>> start RECORDED DATA
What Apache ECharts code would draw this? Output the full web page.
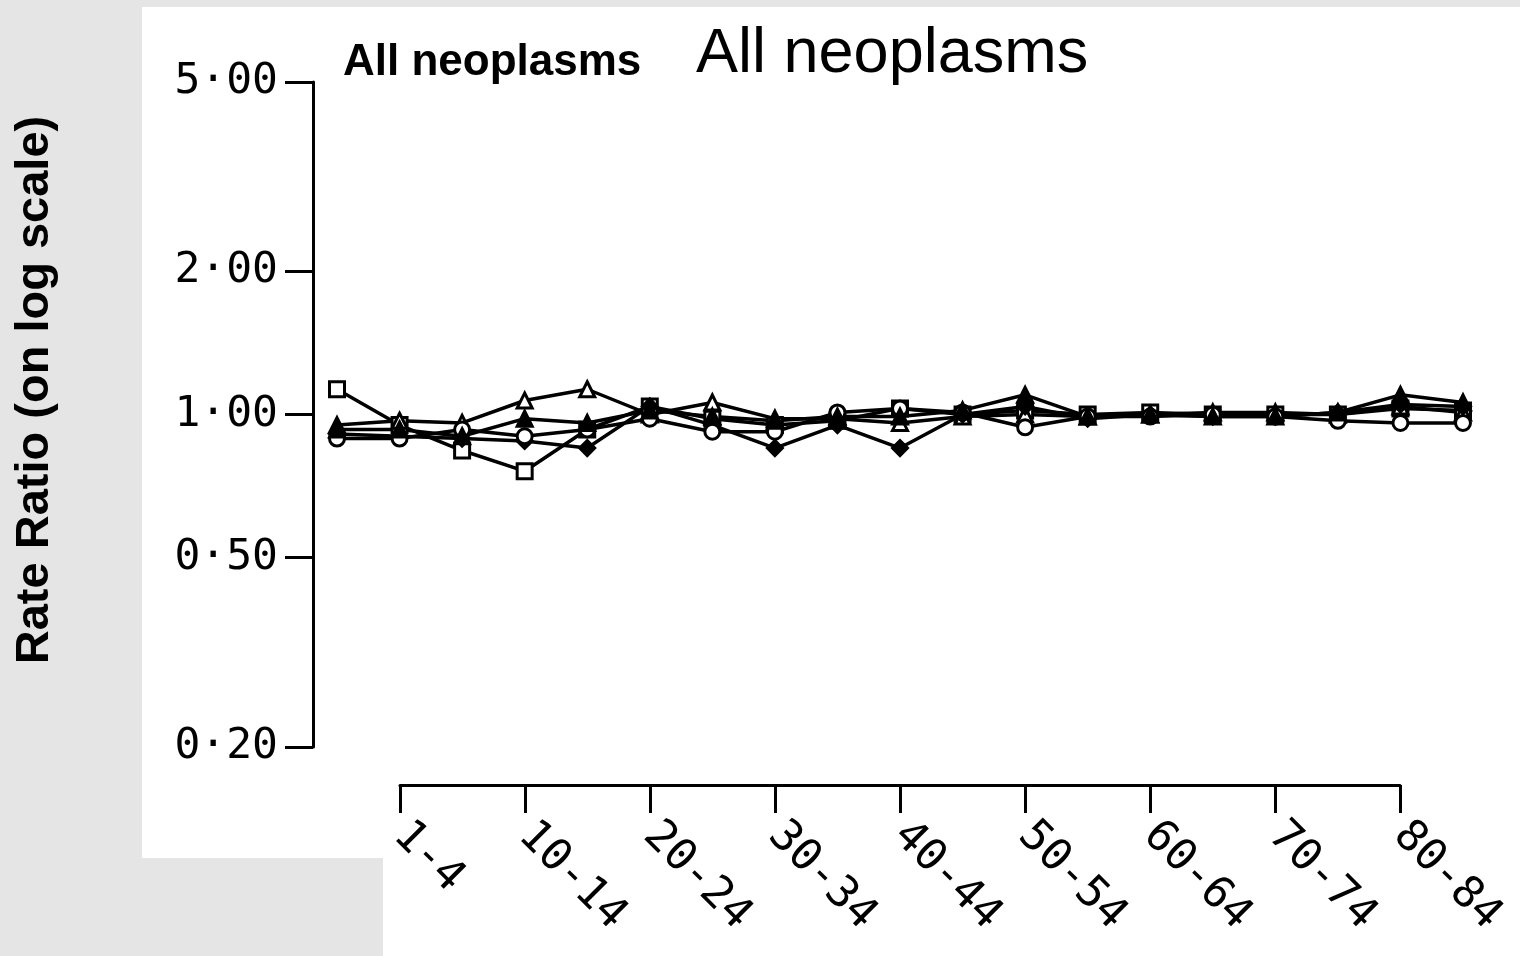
<!DOCTYPE html>
<html>
<head>
<meta charset="utf-8">
<script src="https://cdn.jsdelivr.net/npm/echarts@6/dist/echarts.min.js"></script>
<style>
  html, body { margin: 0; padding: 0; background: #e5e5e5; }
  #chart { width: 1520px; height: 956px; }
</style>
</head>
<body>
<div id="chart"></div>
<script>
// age groups, one point each
var ageGroups = ['0', '1-4', '5-9', '10-14', '15-19', '20-24', '25-29', '30-34', '35-39',
  '40-44', '45-49', '50-54', '55-59', '60-64', '65-69', '70-74', '75-79', '80-84', '85+'];
// the separate x axis only runs from 1-4 to 80-84
var axisGroups = ageGroups.slice(1, 18);
var yTicks = [0.2, 0.5, 1, 2, 5];

// rate ratios
var openSquare   = [1.13, 0.95, 0.84, 0.76, 0.93, 1.04, 0.98, 0.95, 0.97, 1.03, 1.00, 1.02, 1.00, 1.01, 1.00, 1.00, 1.00, 1.03, 1.02];
var openTriangle = [0.95, 0.97, 0.96, 1.07, 1.13, 1.00, 1.06, 0.98, 0.98, 0.96, 0.99, 1.00, 0.99, 1.00, 1.01, 1.01, 1.00, 1.04, 1.01];
var filledDiamond = [0.91, 0.90, 0.89, 0.88, 0.85, 1.04, 0.95, 0.85, 0.95, 0.85, 1.00, 1.04, 0.98, 1.00, 0.99, 0.99, 1.01, 1.05, 1.04];
var openCircle   = [0.89, 0.89, 0.93, 0.90, 0.93, 0.98, 0.92, 0.92, 1.01, 1.03, 1.01, 0.94, 0.99, 0.99, 1.00, 0.99, 0.97, 0.96, 0.96];
var filledTriangle = [0.93, 0.93, 0.90, 0.98, 0.96, 1.02, 0.99, 0.97, 0.99, 0.99, 1.02, 1.10, 0.99, 1.00, 0.99, 0.99, 1.01, 1.10, 1.06];

function line(name, data, symbol, fill) {
  return {
    name: name,
    type: 'line',
    xAxisIndex: 0,
    yAxisIndex: 0,
    data: data,
    symbol: symbol,
    symbolSize: 15,
    showAllSymbol: true,
    lineStyle: { color: '#000', width: 3.5 },
    itemStyle: { color: fill, borderColor: '#000', borderWidth: 3 }
  };
}

var chart = echarts.init(document.getElementById('chart'));
var option = {
  animation: false,
  backgroundColor: 'transparent',
  title: [{
    text: 'All neoplasms',
    left: 691, top: 18,
    textStyle: { fontFamily: 'Liberation Sans', fontSize: 63, fontWeight: 'normal', color: '#000' }
  }, {
    text: 'All neoplasms',
    left: 338, top: 36,
    textStyle: { fontFamily: 'Liberation Sans', fontSize: 44, fontWeight: 900, color: '#000' }
  }],
  graphic: [
    { type: 'rect', z: -10, shape: { x: 142, y: 7, width: 1378, height: 851 }, style: { fill: '#fff' } },
    { type: 'rect', z: -10, shape: { x: 383, y: 850, width: 1137, height: 106 }, style: { fill: '#fff' } },
    {
      type: 'text', x: 35, y: 390, rotation: Math.PI / 2,
      style: {
        text: 'Rate Ratio (on log scale)', fill: '#000',
        font: 'bold 47px "Liberation Sans"', align: 'center', verticalAlign: 'middle'
      }
    }
  ],
  grid: [
    { left: 337, right: 57, top: 82, bottom: 209 },
    { left: 400, right: 120, top: 784, height: 1 }
  ],
  xAxis: [{
    gridIndex: 0,
    type: 'category',
    data: ageGroups,
    boundaryGap: false,
    show: false
  }, {
    gridIndex: 1,
    type: 'category',
    data: axisGroups,
    boundaryGap: false,
    position: 'bottom',
    axisLine: { lineStyle: { color: '#000', width: 3 } },
    axisTick: { interval: 1, length: 28, lineStyle: { color: '#000', width: 3 } },
    axisLabel: {
      interval: 1, rotate: -45, margin: 44,
      fontFamily: 'DejaVu Sans Mono', fontSize: 44, color: '#000'
    },
    splitLine: { show: false }
  }],
  yAxis: [{
    gridIndex: 0,
    type: 'log',
    logBase: 10,
    min: 0.2,
    max: 5,
    offset: 24,
    axisLine: { show: true, lineStyle: { color: '#000', width: 3 } },
    axisTick: { show: true, customValues: yTicks, length: 28, lineStyle: { color: '#000', width: 3 } },
    axisLabel: {
      customValues: yTicks, margin: 35,
      fontFamily: 'DejaVu Sans Mono', fontSize: 43, color: '#000',
      formatter: function (v) { return Number(v).toFixed(2).replace('.', '·'); }
    },
    splitLine: { show: false }
  }, {
    gridIndex: 1,
    type: 'value',
    show: false
  }],
  series: [
    line('open square', openSquare, 'rect', '#fff'),
    line('open triangle', openTriangle, 'triangle', '#fff'),
    line('filled diamond', filledDiamond, 'diamond', '#000'),
    line('open circle', openCircle, 'circle', '#fff'),
    line('filled triangle', filledTriangle, 'triangle', '#000')
  ]
};
chart.setOption(option);
</script>
</body>
</html>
>> end RECORDED DATA
*GOAL OF THE EXERCISE:* Transcribe the whole listing exactly. Pictures stay out of your copy.

*TASK OUTPUT:*
What Apache ECharts code would draw this? Output the full web page.
<!DOCTYPE html>
<html>
<head>
<meta charset="utf-8">
<script src="https://cdn.jsdelivr.net/npm/echarts@6/dist/echarts.min.js"></script>
<style>
  html, body { margin: 0; padding: 0; background: #e5e5e5; }
  #chart { width: 1520px; height: 956px; }
</style>
</head>
<body>
<div id="chart"></div>
<script>
// age groups, one point each
var ageGroups = ['0', '1-4', '5-9', '10-14', '15-19', '20-24', '25-29', '30-34', '35-39',
  '40-44', '45-49', '50-54', '55-59', '60-64', '65-69', '70-74', '75-79', '80-84', '85+'];
// the separate x axis only runs from 1-4 to 80-84
var axisGroups = ageGroups.slice(1, 18);
var yTicks = [0.2, 0.5, 1, 2, 5];

// rate ratios
var openSquare   = [1.13, 0.95, 0.84, 0.76, 0.93, 1.04, 0.98, 0.95, 0.97, 1.03, 1.00, 1.02, 1.00, 1.01, 1.00, 1.00, 1.00, 1.03, 1.02];
var openTriangle = [0.95, 0.97, 0.96, 1.07, 1.13, 1.00, 1.06, 0.98, 0.98, 0.96, 0.99, 1.00, 0.99, 1.00, 1.01, 1.01, 1.00, 1.04, 1.01];
var filledDiamond = [0.91, 0.90, 0.89, 0.88, 0.85, 1.04, 0.95, 0.85, 0.95, 0.85, 1.00, 1.04, 0.98, 1.00, 0.99, 0.99, 1.01, 1.05, 1.04];
var openCircle   = [0.89, 0.89, 0.93, 0.90, 0.93, 0.98, 0.92, 0.92, 1.01, 1.03, 1.01, 0.94, 0.99, 0.99, 1.00, 0.99, 0.97, 0.96, 0.96];
var filledTriangle = [0.93, 0.93, 0.90, 0.98, 0.96, 1.02, 0.99, 0.97, 0.99, 0.99, 1.02, 1.10, 0.99, 1.00, 0.99, 0.99, 1.01, 1.10, 1.06];

function line(name, data, symbol, fill) {
  return {
    name: name,
    type: 'line',
    xAxisIndex: 0,
    yAxisIndex: 0,
    data: data,
    symbol: symbol,
    symbolSize: 15,
    showAllSymbol: true,
    lineStyle: { color: '#000', width: 3.5 },
    itemStyle: { color: fill, borderColor: '#000', borderWidth: 3 }
  };
}

var chart = echarts.init(document.getElementById('chart'));
var option = {
  animation: false,
  backgroundColor: 'transparent',
  title: [{
    text: 'All neoplasms',
    left: 691, top: 18,
    textStyle: { fontFamily: 'Liberation Sans', fontSize: 63, fontWeight: 'normal', color: '#000' }
  }, {
    text: 'All neoplasms',
    left: 338, top: 36,
    textStyle: { fontFamily: 'Liberation Sans', fontSize: 44, fontWeight: 900, color: '#000' }
  }],
  graphic: [
    { type: 'rect', z: -10, shape: { x: 142, y: 7, width: 1378, height: 851 }, style: { fill: '#fff' } },
    { type: 'rect', z: -10, shape: { x: 383, y: 850, width: 1137, height: 106 }, style: { fill: '#fff' } },
    {
      type: 'text', x: 35, y: 390, rotation: Math.PI / 2,
      style: {
        text: 'Rate Ratio (on log scale)', fill: '#000',
        font: 'bold 47px "Liberation Sans"', align: 'center', verticalAlign: 'middle'
      }
    }
  ],
  grid: [
    { left: 337, right: 57, top: 82, bottom: 209 },
    { left: 400, right: 120, top: 784, height: 1 }
  ],
  xAxis: [{
    gridIndex: 0,
    type: 'category',
    data: ageGroups,
    boundaryGap: false,
    show: false
  }, {
    gridIndex: 1,
    type: 'category',
    data: axisGroups,
    boundaryGap: false,
    position: 'bottom',
    axisLine: { lineStyle: { color: '#000', width: 3 } },
    axisTick: { interval: 1, length: 28, lineStyle: { color: '#000', width: 3 } },
    axisLabel: {
      interval: 1, rotate: -45, margin: 44,
      fontFamily: 'DejaVu Sans Mono', fontSize: 44, color: '#000'
    },
    splitLine: { show: false }
  }],
  yAxis: [{
    gridIndex: 0,
    type: 'log',
    logBase: 10,
    min: 0.2,
    max: 5,
    offset: 24,
    axisLine: { show: true, lineStyle: { color: '#000', width: 3 } },
    axisTick: { show: true, customValues: yTicks, length: 28, lineStyle: { color: '#000', width: 3 } },
    axisLabel: {
      customValues: yTicks, margin: 35,
      fontFamily: 'DejaVu Sans Mono', fontSize: 43, color: '#000',
      formatter: function (v) { return Number(v).toFixed(2).replace('.', '·'); }
    },
    splitLine: { show: false }
  }, {
    gridIndex: 1,
    type: 'value',
    show: false
  }],
  series: [
    line('open square', openSquare, 'rect', '#fff'),
    line('open triangle', openTriangle, 'triangle', '#fff'),
    line('filled diamond', filledDiamond, 'diamond', '#000'),
    line('open circle', openCircle, 'circle', '#fff'),
    line('filled triangle', filledTriangle, 'triangle', '#000')
  ]
};
chart.setOption(option);
</script>
</body>
</html>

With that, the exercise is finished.